Политолог Глеб Кузнецов в интервью объясняет, почему «культура отмены» не работает в России, причем особенно по указке сверху, в чем плюсы отсутствия в стране гражданского общества и почему невозможно «отменить» целую страну.
— Мы видели, что с начала спецоперации России на Украине через соцсети и СМИ были попытки «отменить» артистов, уехавших из страны или высказавшихся против СВО. То есть фактически речь идет о попытках насадить западный феномен cancel culture при поддержке сверху. Как вы считаете, это удалось?
— Cancel culture нельзя вообще впрямую имплементировать «сверху», это — низовой феномен по природе. Да, поддержка начальства может разнообразить методы и усилить эффективность «отмены», но инициатива должна исходить из в широком смысле окружения отменяемого. Как устроена «культура отмены»? Это отвержение человека средой, которая для него важна: профессиональной, друзьями, поклонниками, соседями, кем угодно…

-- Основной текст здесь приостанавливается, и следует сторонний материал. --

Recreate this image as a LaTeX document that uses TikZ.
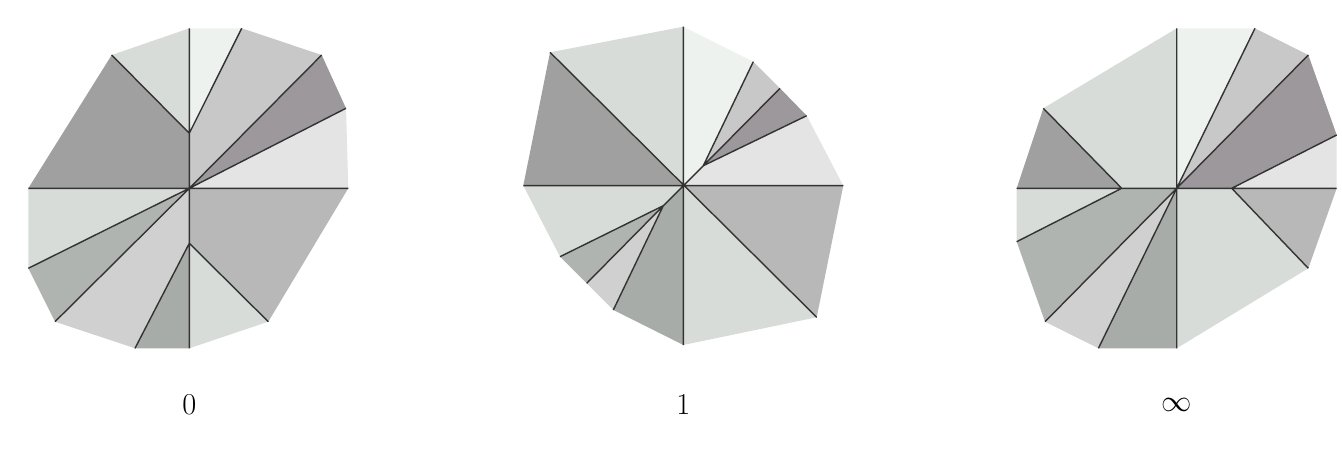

Можно, например, устроить ученику в классе бойкот по приказу классного руководителя, но тотальность достигнута не будет. Всегда найдутся «партизаны», которые кто тайно, кто явно будут оппонировать «училке» и нарушать запрет. А если класс сговорится без руководителей — совсем другое дело. Так и тут: кто-то по телевизору может, к примеру, сказать «не слушайте Шевчука, не слушайте Меладзе», но большинство — вне зависимости от убеждений! — будет к их песням относиться так же, как и раньше, поэтому в таком случае «культура отмены» не работает.
— Но на Западе мы видели, что жертв «культуры отмены», например, увольняют с работы. В России им не дают организовывать концерты. В чем разница?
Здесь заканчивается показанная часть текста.